- Theatrical release poster
- Directed by: Elliott Nugent
- Written by: Gene Fowler Jr. (screenplay); Alfred Lewis Levitt (additional dialogue); Max Brand (book South of the Rio Grande);
- Produced by: Benedict Bogeaus (producer) Mickey Rooney (executive producer)
- Starring: Mickey Rooney; Wanda Hendrix; Robert Preston; Robert Stack;
- Cinematography: José Ortiz Ramos
- Edited by: George Crone
- Music by: Manuel Esperón
- Production company: Benedict Bogeaus Production
- Distributed by: Eagle-Lion Classics
- Release date: August 22, 1951 (New York);
- Running time: 82 minutes
- Country: United States
- Language: English

= My Outlaw Brother =

1951 film by Elliott Nugent

My Outlaw Brother is a 1951 American Western film directed by Elliott Nugent, produced by Benedict Bogeaus and starring Mickey Rooney, Wanda Hendrix, Robert Preston and Robert Stack. Filmed in Mexico and released through Eagle-Lion Classics, the film is based on the book South of the Rio Grande by Max Brand and is also known as My Brother, the Outlaw.

== Plot ==
Denny O'Moore, an Irish lad from New York, has not seen big brother Patrick for eight years. Patrick is said to now own a silver mine in Mexico and sends welcome money to his family in America.

In the town of Border City, Texas, a dangerous Mexican killer known as El Tigre and his gang rob a bank. Law-enforcement agents who have attempted to infiltrate El Tigre's gang all have been killed or have disappeared. Their representative approaches the Texas Rangers with a plan: if a Ranger can bring Patrick O'Moore, who has become El Tigre's right-hand man, back to the United States, he might betray El Tigre for money and amnesty. Ranger Joe Warder is assigned to bring O'Moore across the border. Denny wants to travel with him, but Joe refuses.

On the trail, bandits attack Denny but he is saved by Joe. Discovering that Denny's brother is the man whom he is pursuing, Joe teams with Denny and they ride together to San Clemente, Mexico, where Patrick resides. Denny discovers a woman there named Carmelita Alvarado whom Patrick loves but wants nothing to do with him.

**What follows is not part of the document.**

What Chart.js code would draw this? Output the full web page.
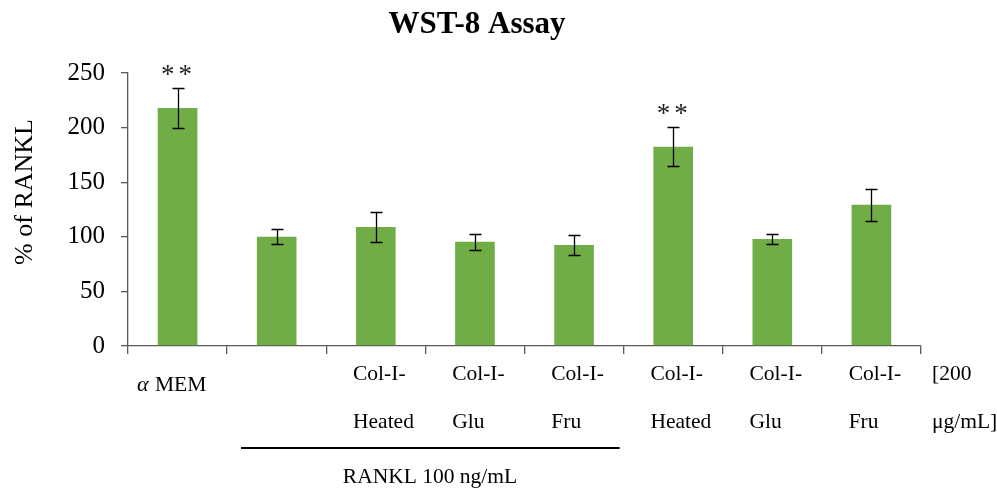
<!DOCTYPE html>
<html>
<head>
<meta charset="utf-8">
<script src="https://cdn.jsdelivr.net/npm/chart.js@4/dist/chart.umd.min.js"></script>
<style>
  html, body { margin: 0; padding: 0; background: #fff; }
  #wrap { width: 997px; height: 493px; position: relative; }
</style>
</head>
<body>
<div id="wrap"><canvas id="c" width="997" height="493"></canvas></div>
<script>
// Category labels (two lines each; first group drawn with a Greek alpha)
const categoryLine1 = ['MEM', '', 'Col-I-', 'Col-I-', 'Col-I-', 'Col-I-', 'Col-I-', 'Col-I-'];
const categoryLine2 = ['', '', 'Heated', 'Glu', 'Fru', 'Heated', 'Glu', 'Fru'];
// Mean cell viability (% of RANKL) and standard deviation
const viability = [218, 100, 109, 95.5, 92.5, 182.5, 98, 129.3];
const errors = [18, 7, 14, 7.2, 9.3, 18, 5, 14.5];
// Significance marks
const significance = ['**', '', '', '', '', '**', '', ''];
// Y axis ticks
const yTicks = [0, 50, 100, 150, 200, 250];
// Grouping bracket for RANKL-treated wells (first and last category index)
const rankGroup = { from: 1, to: 4, text: 'RANKL 100 ng/mL' };
const concText = ['[200', 'μg/mL]'];

const SERIF = '"Liberation Serif", "Times New Roman", serif';
const AXIS = '#595959';

const overlay = {
  id: 'overlay',
  afterDatasetsDraw(chart) {
    const ctx = chart.ctx;
    const y = chart.scales.y;
    const meta = chart.getDatasetMeta(0);
    ctx.save();
    // error bars
    ctx.strokeStyle = '#000';
    ctx.lineWidth = 1.3;
    meta.data.forEach((bar, i) => {
      const v = viability[i], e = errors[i];
      const yt = Math.round(y.getPixelForValue(v + e)) + 0.5;
      const yb = Math.round(y.getPixelForValue(v - e)) + 0.5;
      const cx = Math.round(bar.x) + 0.5;
      ctx.beginPath();
      ctx.moveTo(cx, yt); ctx.lineTo(cx, yb);
      ctx.moveTo(cx - 6, yt); ctx.lineTo(cx + 6, yt);
      ctx.moveTo(cx - 6, yb); ctx.lineTo(cx + 6, yb);
      ctx.stroke();
      if (significance[i]) {
        ctx.fillStyle = '#222';
        ctx.font = '27px ' + SERIF;
        ctx.letterSpacing = '4px';
        ctx.textAlign = 'center';
        ctx.textBaseline = 'alphabetic';
        ctx.fillText(significance[i], bar.x + 1, yt - 6);
        ctx.letterSpacing = '0px';
      }
    });
    ctx.restore();
  },
  afterDraw(chart) {
    const ctx = chart.ctx;
    const x = chart.scales.x;
    const area = chart.chartArea;
    const w = (area.right - area.left) / viability.length;
    ctx.save();
    ctx.fillStyle = '#000';
    // title
    ctx.font = 'bold 31px ' + SERIF;
    ctx.textAlign = 'center';
    ctx.textBaseline = 'alphabetic';
    ctx.fillText('WST-8 Assay', 477, 33);
    // y axis title
    ctx.save();
    ctx.translate(32, 192);
    ctx.rotate(-Math.PI / 2);
    ctx.font = '26px ' + SERIF;
    ctx.textAlign = 'center';
    ctx.fillText('% of RANKL', 0, 0);
    ctx.restore();
    // category labels, left aligned inside each category
    ctx.font = '21.5px ' + SERIF;
    ctx.textAlign = 'left';
    categoryLine1.forEach((t, i) => {
      const left = x.getPixelForValue(i) - w / 2;
      if (i === 0) {
        ctx.font = 'italic 22px ' + SERIF;
        ctx.fillText('α', left + 9, 391);
        ctx.font = '21.5px ' + SERIF;
        ctx.fillText(t, left + 27, 391);
        return;
      }
      const lx = left + 0.27 * w;
      if (t) ctx.fillText(t, lx, 380);
      if (categoryLine2[i]) ctx.fillText(categoryLine2[i], lx, 428);
    });
    // concentration note to the right of the axis
    ctx.fillText(concText[0], area.right + 11, 380);
    ctx.fillText(concText[1], area.right + 11, 428);
    // RANKL group bracket
    const gx0 = x.getPixelForValue(rankGroup.from) - w / 2 + 0.14 * w;
    const gx1 = x.getPixelForValue(rankGroup.to) + w / 2 - 0.04 * w;
    ctx.strokeStyle = '#000';
    ctx.lineWidth = 2;
    ctx.beginPath();
    ctx.moveTo(gx0, 448); ctx.lineTo(gx1, 448);
    ctx.stroke();
    ctx.textAlign = 'center';
    ctx.fillText(rankGroup.text, 430, 483);
    ctx.restore();
  }
};

new Chart(document.getElementById('c'), {
  type: 'bar',
  data: {
    labels: categoryLine2.map((t, i) => (categoryLine1[i] + ' ' + t).trim()),
    datasets: [{
      data: viability,
      backgroundColor: '#70AD47',
      borderWidth: 0,
      categoryPercentage: 1,
      barPercentage: 0.4
    }]
  },
  options: {
    responsive: false,
    animation: false,
    devicePixelRatio: 1,
    layout: { padding: { top: 73, right: 76, left: 0, bottom: 0 } },
    plugins: { legend: { display: false }, title: { display: false }, tooltip: { enabled: false } },
    scales: {
      x: {
        offset: true,
        grid: { offset: true, drawOnChartArea: false, drawTicks: true, tickLength: 8, color: AXIS, lineWidth: 1.3 },
        border: { color: AXIS, width: 1.3 },
        ticks: { display: false },
        afterFit(scale) { scale.height = 147; }
      },
      y: {
        min: 0, max: 250,
        afterBuildTicks(scale) { scale.ticks = yTicks.map(v => ({ value: v })); },
        grid: { drawOnChartArea: false, drawTicks: true, tickLength: 7, color: AXIS, lineWidth: 1.3 },
        border: { color: AXIS, width: 1.3 },
        ticks: { padding: 16, color: '#000', font: { family: SERIF, size: 25 } },
        afterFit(scale) { scale.width = 128; }
      }
    }
  },
  plugins: [overlay]
});
</script>
</body>
</html>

Denny is seized by El Tigre's men, but Patrick saves him. Patrick tells the men that he has no brother but orders his men not to harm Danny and to return him to the United States. Patrick later finds Denny and tells him that he owes his life to El Tigre, who once saved him.

After being held captive, Denny, Joe and Carmelita flee. A friend who helps them escape is killed by El Tigre, who attacks Denny with a machete, and Joe shoots him. El Tigre is revealed to be Patrick in disguise.

The Americans ride home and Carmelita goes along with Denny.

==Cast==
- Mickey Rooney as J. Dennis "Denny" O'Moore
- Wanda Hendrix as Señorita Carmelita Alvarado
- Robert Preston as Joe Warder
- Robert Stack as Patrick O'Moore
- José Torvay as Enrique Ortiz
- Carlos Múzquiz as Col. Sanchez (El Capitan)
- Hilda Moreno as Señora Alvarado
- Fernando Wagner as Burger

== Reception ==
In a contemporary review for The New York Times, critic A. H. Weiler wrote: "As the New York tenderfoot, who is finally made aware of the fact that the scourge of the border is none other than the handsome gent he has been worshipping, Mr. Rooney is about as convincing as the Mexican sombreros he wears. On him they do not look good. However. it must be pointed out that he is energetic in his assignment."